When he became an elementary teacher, he continued to see minority students who didn’t get a fair shake, he said. He hoped that if he started training future teachers, he could help them learn to be open and inclusive.

Rodriguez was the first leader of the School of Education’s Professional Development Schools Alliance, which puts future teachers in classrooms at schools with high numbers of minority or low-income children. He also was the first director of KU’s Center for Teaching Excellence, which helps faculty from across the university improve their teaching.

Both programs are still going strong after more than 15 years, he said, a point of pride for him.

He was an associate dean in the education school and also served for a year as interim dean, before returning to the faculty.

In 2009, he was hired to serve as KU’s top diversity official on an interim basis. The job had been created in 2005 as a half-time position, he said, and many people still weren’t aware it existed when he took over.

“This office was just invisible four years ago,” Rodriguez said.

He became a vice provost in 2011 when KU’s administration was realigned. He now oversees several offices across campus related to multicultural affairs, gender-related issues, accommodations for students, staff and visitors with disabilities and other topics. He leads the Multicultural Scholars Program, as well.

Shawn Alexander, an associate professor of African and African-American studies, said it will be a sad day for KU when Rodriguez retires.
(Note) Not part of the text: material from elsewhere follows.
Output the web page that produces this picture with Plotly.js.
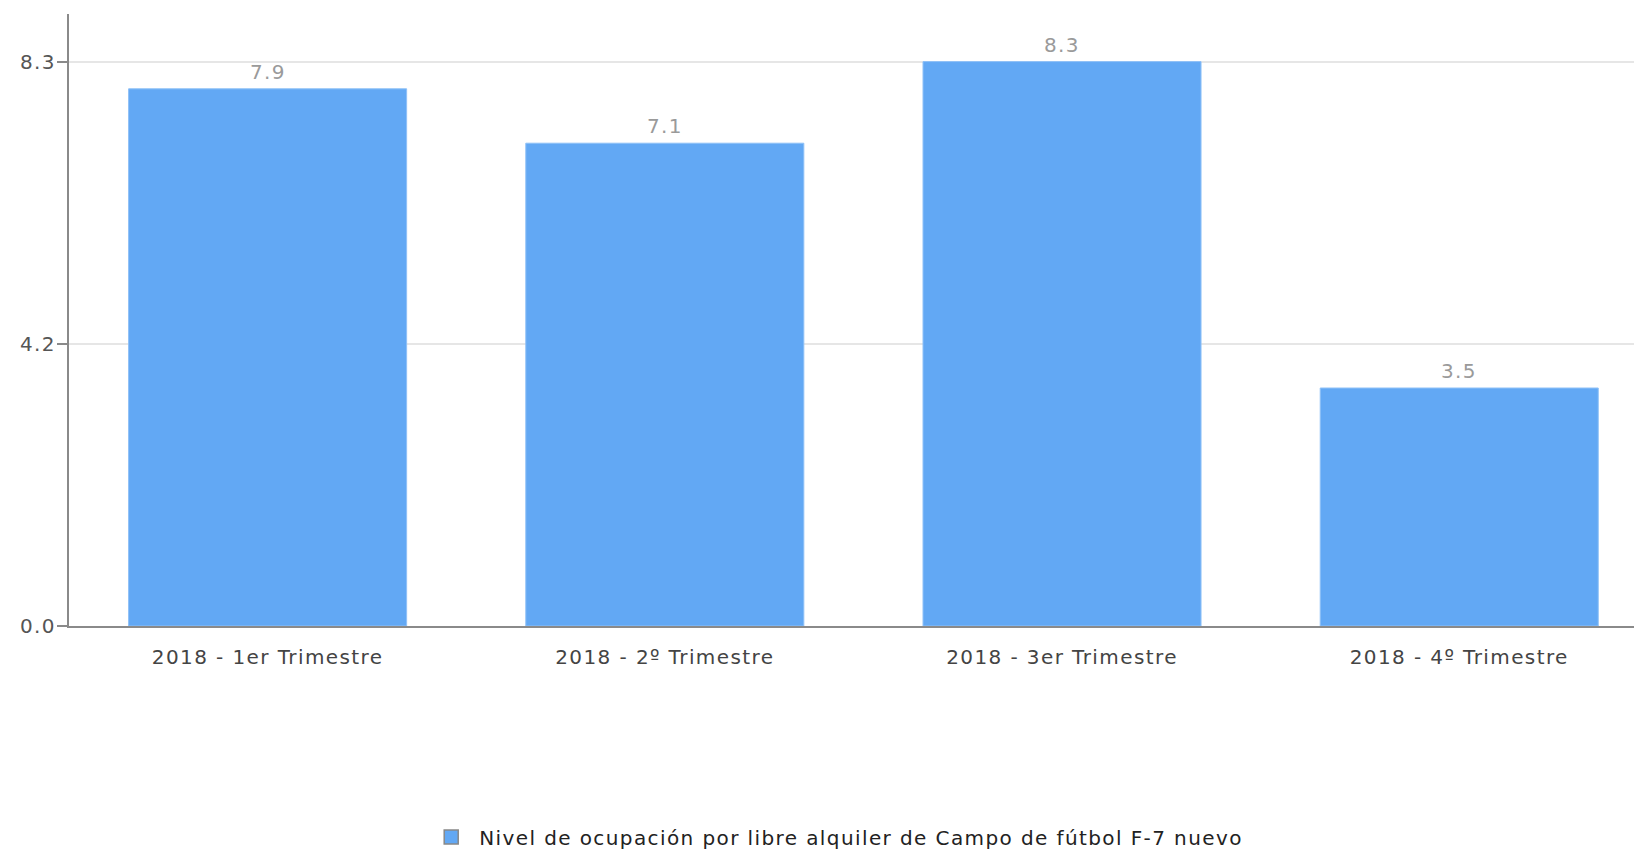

Alexander, who’s worked with Rodriguez on KU’s Langston Hughes Visiting Professor program, said diversity and KU were both close to his heart.

“He sees the University of Kansas as an elite institution, and he wants to better it in any way that he possibly can,” Alexander said.

Rodriguez said he’s seen KU grow markedly more diverse since he arrived 35 years ago, though he emphasized it still had a lot of room for improvement on recruiting more diverse faculty and students.

“We’re making good progress in that area, but I don’t want to give the impression that we’ve arrived,” Rodriguez said.

The proportion of minority students at KU has grown steadily over the past 25 years, to 16.7 percent in fall 2012 from 5.9 percent in fall of 1987. The incoming freshman class this past fall contained 21.3 percent minority students, a record.

The percentage of minority faculty has grown to 15.5 percent in fall 2011 from about 9.5 percent in fall 1995.

Though there’s still need for improvement, Rodriguez, 63, said he’s retiring because he wants to leave on his own terms.

“I’ve never wanted to get to the point where somebody says, ‘Hey, have you ever thought about retiring?’ ” Rodriguez said.

There are also his wife, two children and two grandchildren, all of whom live in Lawrence.

KU will still be there, too — just a different place than he found when he arrived 35 years ago.